A Genetic Algorithm Approach for Modelling Low Voltage Network Demands

TL;DR

This paper introduces a genetic algorithm-based buddying method for accurately modeling low voltage network demands using limited monitored data, improving load profile predictions for distribution network analysis.

Contribution

It presents a novel buddying approach optimized by a genetic algorithm to model unmonitored residential loads with minimal data, outperforming traditional Monte Carlo methods.

Findings

The method accurately predicts peak demand behavior.

It significantly outperforms Monte Carlo approaches.
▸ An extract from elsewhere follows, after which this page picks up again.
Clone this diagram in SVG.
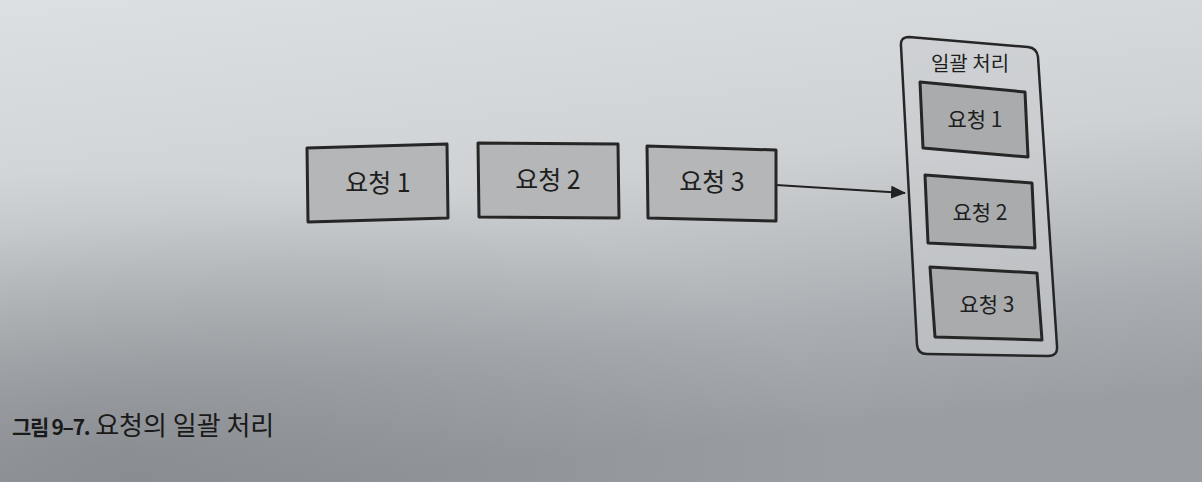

Effective with limited monitored customer data.

Abstract

Distribution network operators (DNOs) are increasingly concerned about the impact of low carbon technologies on the low voltage (LV) networks. More advanced metering infrastructures provide numerous opportunities for more accurate load flow analysis of the LV networks. However, such data may not be readily available for DNOs and in any case is likely to be expensive. Modelling tools are required which can provide realistic, yet accurate, load profiles as input for a network modelling tool, without needing access to large amounts of monitored customer data. In this paper we outline some simple methods for accurately modelling a large number of unmonitored residential customers at the LV level. We do this by a process we call buddying, which models unmonitored customers by assigning them load profiles from a limited sample of monitored customers who have smart meters. Hence the presented method requires access to only a relatively small amount of domestic customers' data. The method is efficiently optimised using a genetic algorithm to minimise a weighted cost function between matching the substation data and the individual mean daily demands. Hence we can show the effectiveness of substation monitoring in LV network modelling. Using real LV network modelling, we show that our methods perform significantly better than a comparative Monte Carlo approach, and provide a description of the peak demand behaviour.